◆ Exercise description:
Extract the lines of the material below, beginning with the first and ending with the line that holds "import * as". Skip every picture.
=== Stored data ===
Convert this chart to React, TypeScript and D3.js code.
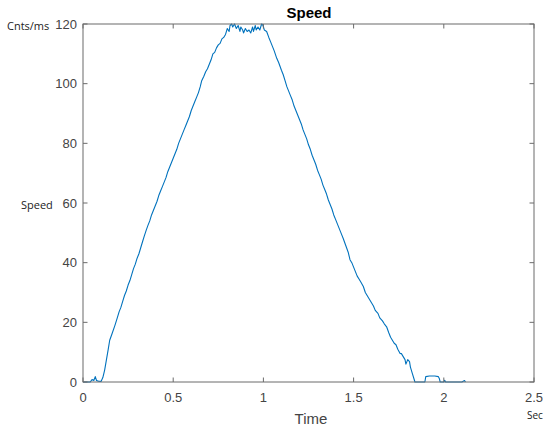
import React from "react";
import * as d3 from "d3";

const timeValues: number[] = [
  0, 0.02, 0.04, 0.05, 0.06, 0.068, 0.075, 0.085, 0.1, 0.11, 0.12, 0.13, 0.14, 0.148, 0.16, 0.177,
  0.19, 0.2, 0.21, 0.22, 0.23, 0.24, 0.25, 0.26, 0.27, 0.28, 0.29, 0.3, 0.31, 0.32, 0.33, 0.34,
  0.351, 0.36, 0.37, 0.38, 0.39, 0.4, 0.41, 0.42, 0.43, 0.44, 0.45, 0.46, 0.47, 0.48, 0.49, 0.5,
  0.51, 0.52, 0.53, 0.54, 0.55, 0.56, 0.57, 0.58, 0.59, 0.6, 0.61, 0.62, 0.63, 0.64, 0.65, 0.658,
  0.67, 0.68, 0.69, 0.7, 0.71, 0.72, 0.73, 0.74, 0.75, 0.76, 0.77, 0.78, 0.79, 0.8, 0.81, 0.815,
  0.824, 0.83, 0.84, 0.85, 0.86, 0.87, 0.875, 0.885, 0.89, 0.9, 0.91, 0.92, 0.93, 0.94, 0.945, 0.955,
  0.96, 0.97, 0.98, 0.99, 0.998, 1.005, 1.018, 1.03, 1.04, 1.05, 1.06, 1.074, 1.085, 1.1, 1.11, 1.12,
  1.13, 1.14, 1.15, 1.16, 1.17, 1.18, 1.19, 1.2, 1.21, 1.22, 1.23, 1.24, 1.25, 1.26, 1.27, 1.28,
  1.29, 1.3, 1.31, 1.32, 1.33, 1.34, 1.35, 1.36, 1.37, 1.38, 1.39, 1.4, 1.41, 1.42, 1.43, 1.443,
  1.455, 1.47, 1.48, 1.49, 1.5, 1.51, 1.52, 1.53, 1.54, 1.554, 1.565, 1.58, 1.59, 1.6, 1.61, 1.62,
  1.635, 1.645, 1.66, 1.67, 1.683, 1.695, 1.705, 1.715, 1.725, 1.735, 1.745, 1.757, 1.765, 1.775, 1.785, 1.79,
  1.8, 1.81, 1.815, 1.825, 1.835, 1.84, 1.85, 1.87, 1.895, 1.9, 1.92, 1.95, 1.97, 1.975, 1.98, 2.0,
  2.005, 2.01, 2.05, 2.1, 2.115, 2.12,
];

const speedValues: number[] = [
  0, 0, 0, 0.8, 0.5, 1.8, 0.5, 0.3, 0.2, 1.5, 4, 7.5, 11, 14, 16, 19,
  21.5, 23.5, 25, 27, 29, 30.5, 32.5, 34, 36, 38, 39.5, 41.5, 43, 45, 47, 49,
  51, 52.5, 54, 56, 57.5, 59, 60.5, 62.5, 64, 65.5, 67, 68.5, 70.5, 72, 73.5, 75,
  76.5, 78, 80, 81.5, 83, 84.5, 86, 87.5, 89, 91, 92.5, 94, 95.5, 97, 99, 101,
  102.5, 104, 105, 106.5, 108, 110, 110.5, 112, 113, 113.5, 115, 115.5, 116.5, 118.5, 117.5, 119.5,
  120, 119, 120, 118.5, 119.5, 117.5, 119, 118, 117, 118.5, 117.5, 118, 117, 119, 117.5, 119.5,
  118, 119, 118, 120, 119.5, 118, 117.5, 115.5, 114, 112.5, 111, 108.5, 107, 104.5, 103, 101,
  99, 97.5, 96, 94.5, 92.5, 91, 89.5, 88, 86.5, 84.5, 83, 81.5, 79.5, 78, 76, 74.5,
  73, 71, 69.5, 68, 66, 64.5, 63, 61, 59.5, 58, 56, 54.5, 53, 51.5, 50, 48,
  46, 43.5, 41, 40, 38.5, 37, 35.5, 34.5, 33.5, 32, 30, 28.5, 27.5, 26.5, 25.5, 24,
  23, 21.5, 20.5, 19.5, 18.5, 16.5, 15, 14, 13, 12.5, 11, 9.6, 9.5, 8.5, 7.5, 6,
  7.5, 6.8, 5, 3, 1, 0, 0, 0, 0, 1.8, 2, 2, 1.8, 1.2, 0, 0,
  0.6, 0, 0, 0, 0.5, 0,
];

const xTicks: number[] = [0, 0.5, 1, 1.5, 2, 2.5];
const xTickLabels: string[] = ["0", "0.5", "1", "1.5", "2", "2.5"];
const yTicks: number[] = [0, 20, 40, 60, 80, 100, 120];
const yTickLabels: string[] = ["0", "20", "40", "60", "80", "100", "120"];

export default function App() {
  const W = 550, H = 429;
  const left = 83, right = 534, top = 24, bottom = 382;
  const x = d3.scaleLinear().domain([0, 2.5]).range([left, right]);
  const y = d3.scaleLinear().domain([0, 120]).range([bottom, top]);
  const pts: [number, number][] = timeValues.map((t, i) => [t, speedValues[i]]);
  const line = d3
    .line<[number, number]>()
    .x((d) => x(d[0]))
    .y((d) => y(d[1]));
  const axisColor = "#6b6b6b";
  const textColor = "#444";
  const tl = 4.5;
  const font = "'Liberation Sans', Arial, sans-serif";
  const font2 = "'Open Sans', 'Noto Sans', sans-serif";
  return (
    <svg
      width={W}
      height={H}
      style={{ position: "absolute", left: 0, top: 0, background: "#fff" }}
    >
      <rect x={0} y={0} width={W} height={H} fill="#fff" />
      <path
        d={line(pts) || ""}
        fill="none"
        stroke="#0072BD"
        strokeWidth={1.1}
        strokeLinejoin="round"
      />
      <rect
        x={left}
        y={top}
        width={right - left}
        height={bottom - top}
        fill="none"
        stroke={axisColor}
        strokeWidth={1}
      />
      {xTicks.map((t, i) => (
        <g key={"x" + i}>
          <line x1={x(t)} x2={x(t)} y1={bottom} y2={bottom - tl} stroke={axisColor} />
          <line x1={x(t)} x2={x(t)} y1={top} y2={top + tl} stroke={axisColor} />
          <text
            x={x(t)}
            y={397}
            textAnchor="middle"
            dominantBaseline="central"
            fontFamily={font}
            fontSize={13}
            fill={textColor}
          >
            {xTickLabels[i]}
          </text>
        </g>
      ))}
      {yTicks.map((v, i) => (
        <g key={"y" + i}>
          <line x1={left} x2={left + tl} y1={y(v)} y2={y(v)} stroke={axisColor} />
          <line x1={right} x2={right - tl} y1={y(v)} y2={y(v)} stroke={axisColor} />
          <text
            x={77}
            y={y(v)}
            textAnchor="end"
            dominantBaseline="central"
            fontFamily={font}
            fontSize={13}
            fill={textColor}
          >
            {yTickLabels[i]}
          </text>
        </g>
      ))}
      <text
        x={309}
        y={12}
        textAnchor="middle"
        dominantBaseline="central"
        fontFamily={font}
        fontSize={15}
        fontWeight="bold"
        fill="#000"
      >
        Speed
      </text>
      <text
        x={311}
        y={418}
        textAnchor="middle"
        dominantBaseline="central"
        fontFamily={font}
        fontSize={15}
        fill={textColor}
      >
        Time
      </text>
      <text
        x={7}
        y={25}
        textAnchor="start"
        dominantBaseline="central"
        fontFamily={font2}
        fontSize={11}
        fill="#222"
      >
        Cnts/ms
      </text>
      <text
        x={21}
        y={204}
        textAnchor="start"
        dominantBaseline="central"
        fontFamily={font2}
        fontSize={11}
        fill="#222"
      >
        Speed
      </text>
      <text
        x={527}
        y={415}
        textAnchor="start"
        dominantBaseline="central"
        fontFamily={font2}
        fontSize={10}
        fill="#222"
      >
        Sec
      </text>
    </svg>
  );
}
===
◆ Answer:
Convert this chart to React, TypeScript and D3.js code.
import React from "react";
import * as d3 from "d3";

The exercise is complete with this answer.